### Written task
Beginning with the first line of the data below, extract each line up to and including the one containing "(0,0) rectangle (1158,924);". Copy them exactly and add nothing.

### Given information
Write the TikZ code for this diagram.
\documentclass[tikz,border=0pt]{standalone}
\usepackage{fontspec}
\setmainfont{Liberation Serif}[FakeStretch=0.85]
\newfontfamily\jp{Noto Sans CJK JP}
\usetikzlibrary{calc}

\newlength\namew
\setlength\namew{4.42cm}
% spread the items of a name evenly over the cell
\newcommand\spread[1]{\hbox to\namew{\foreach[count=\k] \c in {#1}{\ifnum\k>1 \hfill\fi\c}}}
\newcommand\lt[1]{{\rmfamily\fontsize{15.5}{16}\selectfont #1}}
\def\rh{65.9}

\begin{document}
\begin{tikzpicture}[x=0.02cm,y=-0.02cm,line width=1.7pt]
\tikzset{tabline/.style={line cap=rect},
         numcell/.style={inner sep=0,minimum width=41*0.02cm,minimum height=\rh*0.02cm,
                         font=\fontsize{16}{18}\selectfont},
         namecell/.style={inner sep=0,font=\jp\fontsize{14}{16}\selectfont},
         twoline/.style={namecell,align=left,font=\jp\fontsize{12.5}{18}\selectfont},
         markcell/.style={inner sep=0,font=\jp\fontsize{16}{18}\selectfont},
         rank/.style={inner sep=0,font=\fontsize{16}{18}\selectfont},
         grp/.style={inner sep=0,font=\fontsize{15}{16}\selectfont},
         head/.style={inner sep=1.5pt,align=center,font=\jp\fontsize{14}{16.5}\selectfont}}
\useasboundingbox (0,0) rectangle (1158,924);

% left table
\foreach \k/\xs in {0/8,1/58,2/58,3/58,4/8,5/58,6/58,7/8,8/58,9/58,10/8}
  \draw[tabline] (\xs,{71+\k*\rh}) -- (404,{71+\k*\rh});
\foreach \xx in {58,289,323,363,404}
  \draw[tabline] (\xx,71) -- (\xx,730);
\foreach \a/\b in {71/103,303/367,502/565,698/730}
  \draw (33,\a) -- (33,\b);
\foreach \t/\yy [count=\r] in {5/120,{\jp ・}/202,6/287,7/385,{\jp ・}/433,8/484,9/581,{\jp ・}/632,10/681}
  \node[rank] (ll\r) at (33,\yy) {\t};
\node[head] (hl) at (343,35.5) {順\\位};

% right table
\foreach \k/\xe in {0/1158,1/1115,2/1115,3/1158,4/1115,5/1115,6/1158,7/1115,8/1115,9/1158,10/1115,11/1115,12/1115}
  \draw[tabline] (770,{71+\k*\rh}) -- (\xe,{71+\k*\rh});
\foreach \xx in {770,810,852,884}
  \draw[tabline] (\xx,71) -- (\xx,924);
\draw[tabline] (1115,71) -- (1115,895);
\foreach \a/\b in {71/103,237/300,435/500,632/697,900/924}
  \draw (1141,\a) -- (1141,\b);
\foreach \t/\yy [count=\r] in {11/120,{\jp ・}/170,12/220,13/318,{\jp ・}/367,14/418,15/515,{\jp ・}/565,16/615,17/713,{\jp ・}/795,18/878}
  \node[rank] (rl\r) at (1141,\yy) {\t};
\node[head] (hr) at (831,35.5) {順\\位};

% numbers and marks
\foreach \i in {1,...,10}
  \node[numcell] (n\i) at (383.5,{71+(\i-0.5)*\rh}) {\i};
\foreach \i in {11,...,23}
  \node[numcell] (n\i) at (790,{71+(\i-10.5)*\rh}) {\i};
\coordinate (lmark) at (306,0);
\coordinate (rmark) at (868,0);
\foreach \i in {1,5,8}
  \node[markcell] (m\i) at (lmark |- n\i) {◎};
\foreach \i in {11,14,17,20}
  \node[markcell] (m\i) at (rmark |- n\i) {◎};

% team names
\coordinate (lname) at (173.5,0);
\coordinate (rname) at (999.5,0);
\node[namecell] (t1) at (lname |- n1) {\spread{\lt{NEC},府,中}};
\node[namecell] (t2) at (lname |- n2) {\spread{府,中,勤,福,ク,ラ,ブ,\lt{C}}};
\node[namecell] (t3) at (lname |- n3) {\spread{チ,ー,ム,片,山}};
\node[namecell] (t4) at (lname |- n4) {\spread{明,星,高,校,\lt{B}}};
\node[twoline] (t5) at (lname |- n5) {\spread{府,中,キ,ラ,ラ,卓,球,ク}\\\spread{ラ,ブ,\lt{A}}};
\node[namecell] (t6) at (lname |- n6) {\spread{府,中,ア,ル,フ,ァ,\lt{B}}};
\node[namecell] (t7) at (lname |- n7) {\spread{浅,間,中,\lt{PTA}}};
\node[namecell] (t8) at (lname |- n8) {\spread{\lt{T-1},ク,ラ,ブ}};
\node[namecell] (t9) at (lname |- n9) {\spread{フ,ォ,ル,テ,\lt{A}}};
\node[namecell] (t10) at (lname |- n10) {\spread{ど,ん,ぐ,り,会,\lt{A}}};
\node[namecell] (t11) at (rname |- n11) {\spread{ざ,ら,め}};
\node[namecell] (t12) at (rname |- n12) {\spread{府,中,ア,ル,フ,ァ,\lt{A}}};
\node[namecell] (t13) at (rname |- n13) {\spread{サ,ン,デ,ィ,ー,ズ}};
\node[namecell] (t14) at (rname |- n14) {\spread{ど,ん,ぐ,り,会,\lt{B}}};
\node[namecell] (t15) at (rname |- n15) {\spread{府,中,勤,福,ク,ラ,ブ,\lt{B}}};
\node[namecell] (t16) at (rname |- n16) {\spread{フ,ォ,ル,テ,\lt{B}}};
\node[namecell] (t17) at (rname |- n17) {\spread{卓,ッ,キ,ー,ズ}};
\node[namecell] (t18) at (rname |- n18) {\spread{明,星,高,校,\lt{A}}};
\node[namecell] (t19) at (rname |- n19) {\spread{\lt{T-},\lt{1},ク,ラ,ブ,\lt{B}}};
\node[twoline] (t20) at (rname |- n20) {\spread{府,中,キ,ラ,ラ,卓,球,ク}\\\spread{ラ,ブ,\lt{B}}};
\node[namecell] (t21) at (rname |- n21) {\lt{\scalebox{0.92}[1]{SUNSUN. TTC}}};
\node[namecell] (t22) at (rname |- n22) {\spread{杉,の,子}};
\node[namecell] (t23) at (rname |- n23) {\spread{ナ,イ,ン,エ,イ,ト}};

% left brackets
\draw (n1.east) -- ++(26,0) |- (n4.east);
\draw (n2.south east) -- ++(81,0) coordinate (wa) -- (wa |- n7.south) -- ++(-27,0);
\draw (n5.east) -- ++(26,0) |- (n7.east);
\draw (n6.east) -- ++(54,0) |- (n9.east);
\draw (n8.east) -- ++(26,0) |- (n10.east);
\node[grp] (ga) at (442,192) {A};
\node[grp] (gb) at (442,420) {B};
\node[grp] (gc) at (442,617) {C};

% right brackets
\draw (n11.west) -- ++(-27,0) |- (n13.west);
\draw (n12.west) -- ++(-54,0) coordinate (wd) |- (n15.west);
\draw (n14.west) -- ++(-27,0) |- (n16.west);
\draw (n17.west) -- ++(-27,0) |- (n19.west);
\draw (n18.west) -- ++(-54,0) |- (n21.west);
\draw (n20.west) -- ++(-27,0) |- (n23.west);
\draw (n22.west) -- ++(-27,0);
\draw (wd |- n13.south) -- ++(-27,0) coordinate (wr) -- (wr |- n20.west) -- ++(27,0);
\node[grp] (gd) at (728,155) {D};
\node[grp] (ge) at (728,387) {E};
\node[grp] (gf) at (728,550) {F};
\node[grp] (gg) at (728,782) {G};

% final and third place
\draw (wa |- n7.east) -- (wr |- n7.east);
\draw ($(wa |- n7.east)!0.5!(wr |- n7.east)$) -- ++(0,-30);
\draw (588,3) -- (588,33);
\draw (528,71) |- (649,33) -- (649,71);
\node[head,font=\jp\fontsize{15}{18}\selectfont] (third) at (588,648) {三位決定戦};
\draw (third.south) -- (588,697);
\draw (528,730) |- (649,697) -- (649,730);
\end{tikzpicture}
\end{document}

### The result
Write the TikZ code for this diagram.
\documentclass[tikz,border=0pt]{standalone}
\usepackage{fontspec}
\setmainfont{Liberation Serif}[FakeStretch=0.85]
\newfontfamily\jp{Noto Sans CJK JP}
\usetikzlibrary{calc}

\newlength\namew
\setlength\namew{4.42cm}
% spread the items of a name evenly over the cell
\newcommand\spread[1]{\hbox to\namew{\foreach[count=\k] \c in {#1}{\ifnum\k>1 \hfill\fi\c}}}
\newcommand\lt[1]{{\rmfamily\fontsize{15.5}{16}\selectfont #1}}
\def\rh{65.9}

\begin{document}
\begin{tikzpicture}[x=0.02cm,y=-0.02cm,line width=1.7pt]
\tikzset{tabline/.style={line cap=rect},
         numcell/.style={inner sep=0,minimum width=41*0.02cm,minimum height=\rh*0.02cm,
                         font=\fontsize{16}{18}\selectfont},
         namecell/.style={inner sep=0,font=\jp\fontsize{14}{16}\selectfont},
         twoline/.style={namecell,align=left,font=\jp\fontsize{12.5}{18}\selectfont},
         markcell/.style={inner sep=0,font=\jp\fontsize{16}{18}\selectfont},
         rank/.style={inner sep=0,font=\fontsize{16}{18}\selectfont},
         grp/.style={inner sep=0,font=\fontsize{15}{16}\selectfont},
         head/.style={inner sep=1.5pt,align=center,font=\jp\fontsize{14}{16.5}\selectfont}}
\useasboundingbox (0,0) rectangle (1158,924);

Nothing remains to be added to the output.